>>>>>

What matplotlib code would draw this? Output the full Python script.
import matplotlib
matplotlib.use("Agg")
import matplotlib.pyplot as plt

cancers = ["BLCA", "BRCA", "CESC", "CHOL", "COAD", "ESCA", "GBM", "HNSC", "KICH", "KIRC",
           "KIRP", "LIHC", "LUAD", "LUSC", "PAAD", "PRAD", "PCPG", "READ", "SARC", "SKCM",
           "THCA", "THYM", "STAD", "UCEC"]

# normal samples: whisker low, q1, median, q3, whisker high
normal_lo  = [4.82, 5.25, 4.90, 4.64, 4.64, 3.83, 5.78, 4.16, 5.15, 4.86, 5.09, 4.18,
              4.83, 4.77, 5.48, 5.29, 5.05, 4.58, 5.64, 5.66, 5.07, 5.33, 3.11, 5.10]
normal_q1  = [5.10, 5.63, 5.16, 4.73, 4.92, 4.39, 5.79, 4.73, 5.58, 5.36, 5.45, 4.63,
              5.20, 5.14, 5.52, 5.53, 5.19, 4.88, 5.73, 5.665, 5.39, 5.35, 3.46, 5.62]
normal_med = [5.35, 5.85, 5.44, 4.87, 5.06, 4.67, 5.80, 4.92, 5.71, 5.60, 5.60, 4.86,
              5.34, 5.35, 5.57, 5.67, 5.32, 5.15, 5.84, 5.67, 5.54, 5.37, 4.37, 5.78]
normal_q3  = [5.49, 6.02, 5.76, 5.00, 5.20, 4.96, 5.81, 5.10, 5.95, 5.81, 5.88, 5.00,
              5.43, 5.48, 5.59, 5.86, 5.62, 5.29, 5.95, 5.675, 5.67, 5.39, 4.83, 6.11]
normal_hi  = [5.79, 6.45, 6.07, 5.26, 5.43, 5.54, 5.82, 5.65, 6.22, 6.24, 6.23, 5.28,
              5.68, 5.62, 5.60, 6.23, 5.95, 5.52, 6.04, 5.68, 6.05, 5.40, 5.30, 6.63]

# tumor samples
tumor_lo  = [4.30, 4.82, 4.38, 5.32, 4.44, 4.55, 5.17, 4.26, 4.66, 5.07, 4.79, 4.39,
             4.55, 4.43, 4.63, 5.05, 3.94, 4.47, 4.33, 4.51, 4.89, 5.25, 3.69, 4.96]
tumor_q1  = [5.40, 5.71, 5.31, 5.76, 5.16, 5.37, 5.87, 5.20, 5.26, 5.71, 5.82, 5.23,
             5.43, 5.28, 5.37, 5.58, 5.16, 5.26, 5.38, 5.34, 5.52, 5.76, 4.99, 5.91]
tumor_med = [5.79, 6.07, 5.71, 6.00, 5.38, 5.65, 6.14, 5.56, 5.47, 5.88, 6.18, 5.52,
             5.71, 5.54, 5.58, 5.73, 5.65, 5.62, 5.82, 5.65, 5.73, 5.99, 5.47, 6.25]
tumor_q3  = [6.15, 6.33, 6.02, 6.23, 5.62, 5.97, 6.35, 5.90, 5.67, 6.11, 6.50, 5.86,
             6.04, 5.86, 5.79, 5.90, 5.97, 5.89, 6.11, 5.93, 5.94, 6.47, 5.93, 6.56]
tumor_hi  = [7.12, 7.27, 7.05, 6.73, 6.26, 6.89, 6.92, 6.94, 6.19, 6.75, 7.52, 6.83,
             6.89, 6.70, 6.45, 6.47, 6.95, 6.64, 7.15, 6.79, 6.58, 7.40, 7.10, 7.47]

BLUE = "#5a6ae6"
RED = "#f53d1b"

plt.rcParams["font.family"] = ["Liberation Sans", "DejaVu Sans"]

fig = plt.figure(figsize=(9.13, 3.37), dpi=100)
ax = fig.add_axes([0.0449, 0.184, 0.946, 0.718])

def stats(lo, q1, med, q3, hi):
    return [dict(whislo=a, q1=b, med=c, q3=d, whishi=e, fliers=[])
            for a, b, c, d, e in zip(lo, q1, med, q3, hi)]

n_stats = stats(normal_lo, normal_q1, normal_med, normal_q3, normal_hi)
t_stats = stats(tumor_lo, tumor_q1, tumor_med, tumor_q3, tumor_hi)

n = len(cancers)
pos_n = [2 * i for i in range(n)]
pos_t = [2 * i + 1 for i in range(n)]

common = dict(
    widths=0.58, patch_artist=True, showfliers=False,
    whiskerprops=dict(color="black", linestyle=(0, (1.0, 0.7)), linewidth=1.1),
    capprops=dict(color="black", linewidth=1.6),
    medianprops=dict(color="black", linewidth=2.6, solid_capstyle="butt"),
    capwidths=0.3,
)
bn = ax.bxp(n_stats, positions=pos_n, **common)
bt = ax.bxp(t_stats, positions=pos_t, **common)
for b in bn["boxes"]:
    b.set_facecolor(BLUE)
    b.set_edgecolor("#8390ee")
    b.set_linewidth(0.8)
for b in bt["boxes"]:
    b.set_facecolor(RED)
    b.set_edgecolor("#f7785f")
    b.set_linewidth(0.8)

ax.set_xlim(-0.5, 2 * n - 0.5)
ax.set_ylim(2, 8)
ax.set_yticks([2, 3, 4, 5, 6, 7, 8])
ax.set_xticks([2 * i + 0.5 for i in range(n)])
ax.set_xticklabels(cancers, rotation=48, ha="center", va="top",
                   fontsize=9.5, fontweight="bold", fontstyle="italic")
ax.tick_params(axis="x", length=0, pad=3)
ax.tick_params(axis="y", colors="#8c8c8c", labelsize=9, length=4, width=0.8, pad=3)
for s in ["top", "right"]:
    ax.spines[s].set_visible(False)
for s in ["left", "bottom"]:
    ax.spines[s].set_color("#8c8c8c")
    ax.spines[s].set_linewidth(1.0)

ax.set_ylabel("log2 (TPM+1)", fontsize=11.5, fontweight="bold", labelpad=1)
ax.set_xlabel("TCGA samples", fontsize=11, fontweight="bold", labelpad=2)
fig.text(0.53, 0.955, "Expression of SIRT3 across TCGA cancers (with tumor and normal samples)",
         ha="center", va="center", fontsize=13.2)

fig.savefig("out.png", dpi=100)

<<<<<

__THE REQUEST__. Output all of the material exactly as written.

__REPLY TO THE TASK__.
What matplotlib code would draw this? Output the full Python script.
import matplotlib
matplotlib.use("Agg")
import matplotlib.pyplot as plt

cancers = ["BLCA", "BRCA", "CESC", "CHOL", "COAD", "ESCA", "GBM", "HNSC", "KICH", "KIRC",
           "KIRP", "LIHC", "LUAD", "LUSC", "PAAD", "PRAD", "PCPG", "READ", "SARC", "SKCM",
           "THCA", "THYM", "STAD", "UCEC"]

# normal samples: whisker low, q1, median, q3, whisker high
normal_lo  = [4.82, 5.25, 4.90, 4.64, 4.64, 3.83, 5.78, 4.16, 5.15, 4.86, 5.09, 4.18,
              4.83, 4.77, 5.48, 5.29, 5.05, 4.58, 5.64, 5.66, 5.07, 5.33, 3.11, 5.10]
normal_q1  = [5.10, 5.63, 5.16, 4.73, 4.92, 4.39, 5.79, 4.73, 5.58, 5.36, 5.45, 4.63,
              5.20, 5.14, 5.52, 5.53, 5.19, 4.88, 5.73, 5.665, 5.39, 5.35, 3.46, 5.62]
normal_med = [5.35, 5.85, 5.44, 4.87, 5.06, 4.67, 5.80, 4.92, 5.71, 5.60, 5.60, 4.86,
              5.34, 5.35, 5.57, 5.67, 5.32, 5.15, 5.84, 5.67, 5.54, 5.37, 4.37, 5.78]
normal_q3  = [5.49, 6.02, 5.76, 5.00, 5.20, 4.96, 5.81, 5.10, 5.95, 5.81, 5.88, 5.00,
              5.43, 5.48, 5.59, 5.86, 5.62, 5.29, 5.95, 5.675, 5.67, 5.39, 4.83, 6.11]
normal_hi  = [5.79, 6.45, 6.07, 5.26, 5.43, 5.54, 5.82, 5.65, 6.22, 6.24, 6.23, 5.28,
              5.68, 5.62, 5.60, 6.23, 5.95, 5.52, 6.04, 5.68, 6.05, 5.40, 5.30, 6.63]

# tumor samples
tumor_lo  = [4.30, 4.82, 4.38, 5.32, 4.44, 4.55, 5.17, 4.26, 4.66, 5.07, 4.79, 4.39,
             4.55, 4.43, 4.63, 5.05, 3.94, 4.47, 4.33, 4.51, 4.89, 5.25, 3.69, 4.96]
tumor_q1  = [5.40, 5.71, 5.31, 5.76, 5.16, 5.37, 5.87, 5.20, 5.26, 5.71, 5.82, 5.23,
             5.43, 5.28, 5.37, 5.58, 5.16, 5.26, 5.38, 5.34, 5.52, 5.76, 4.99, 5.91]
tumor_med = [5.79, 6.07, 5.71, 6.00, 5.38, 5.65, 6.14, 5.56, 5.47, 5.88, 6.18, 5.52,
             5.71, 5.54, 5.58, 5.73, 5.65, 5.62, 5.82, 5.65, 5.73, 5.99, 5.47, 6.25]
tumor_q3  = [6.15, 6.33, 6.02, 6.23, 5.62, 5.97, 6.35, 5.90, 5.67, 6.11, 6.50, 5.86,
             6.04, 5.86, 5.79, 5.90, 5.97, 5.89, 6.11, 5.93, 5.94, 6.47, 5.93, 6.56]
tumor_hi  = [7.12, 7.27, 7.05, 6.73, 6.26, 6.89, 6.92, 6.94, 6.19, 6.75, 7.52, 6.83,
             6.89, 6.70, 6.45, 6.47, 6.95, 6.64, 7.15, 6.79, 6.58, 7.40, 7.10, 7.47]

BLUE = "#5a6ae6"
RED = "#f53d1b"

plt.rcParams["font.family"] = ["Liberation Sans", "DejaVu Sans"]

fig = plt.figure(figsize=(9.13, 3.37), dpi=100)
ax = fig.add_axes([0.0449, 0.184, 0.946, 0.718])

def stats(lo, q1, med, q3, hi):
    return [dict(whislo=a, q1=b, med=c, q3=d, whishi=e, fliers=[])
            for a, b, c, d, e in zip(lo, q1, med, q3, hi)]

n_stats = stats(normal_lo, normal_q1, normal_med, normal_q3, normal_hi)
t_stats = stats(tumor_lo, tumor_q1, tumor_med, tumor_q3, tumor_hi)

n = len(cancers)
pos_n = [2 * i for i in range(n)]
pos_t = [2 * i + 1 for i in range(n)]

common = dict(
    widths=0.58, patch_artist=True, showfliers=False,
    whiskerprops=dict(color="black", linestyle=(0, (1.0, 0.7)), linewidth=1.1),
    capprops=dict(color="black", linewidth=1.6),
    medianprops=dict(color="black", linewidth=2.6, solid_capstyle="butt"),
    capwidths=0.3,
)
bn = ax.bxp(n_stats, positions=pos_n, **common)
bt = ax.bxp(t_stats, positions=pos_t, **common)
for b in bn["boxes"]:
    b.set_facecolor(BLUE)
    b.set_edgecolor("#8390ee")
    b.set_linewidth(0.8)
for b in bt["boxes"]:
    b.set_facecolor(RED)
    b.set_edgecolor("#f7785f")
    b.set_linewidth(0.8)

ax.set_xlim(-0.5, 2 * n - 0.5)
ax.set_ylim(2, 8)
ax.set_yticks([2, 3, 4, 5, 6, 7, 8])
ax.set_xticks([2 * i + 0.5 for i in range(n)])
ax.set_xticklabels(cancers, rotation=48, ha="center", va="top",
                   fontsize=9.5, fontweight="bold", fontstyle="italic")
ax.tick_params(axis="x", length=0, pad=3)
ax.tick_params(axis="y", colors="#8c8c8c", labelsize=9, length=4, width=0.8, pad=3)
for s in ["top", "right"]:
    ax.spines[s].set_visible(False)
for s in ["left", "bottom"]:
    ax.spines[s].set_color("#8c8c8c")
    ax.spines[s].set_linewidth(1.0)

ax.set_ylabel("log2 (TPM+1)", fontsize=11.5, fontweight="bold", labelpad=1)
ax.set_xlabel("TCGA samples", fontsize=11, fontweight="bold", labelpad=2)
fig.text(0.53, 0.955, "Expression of SIRT3 across TCGA cancers (with tumor and normal samples)",
         ha="center", va="center", fontsize=13.2)

fig.savefig("out.png", dpi=100)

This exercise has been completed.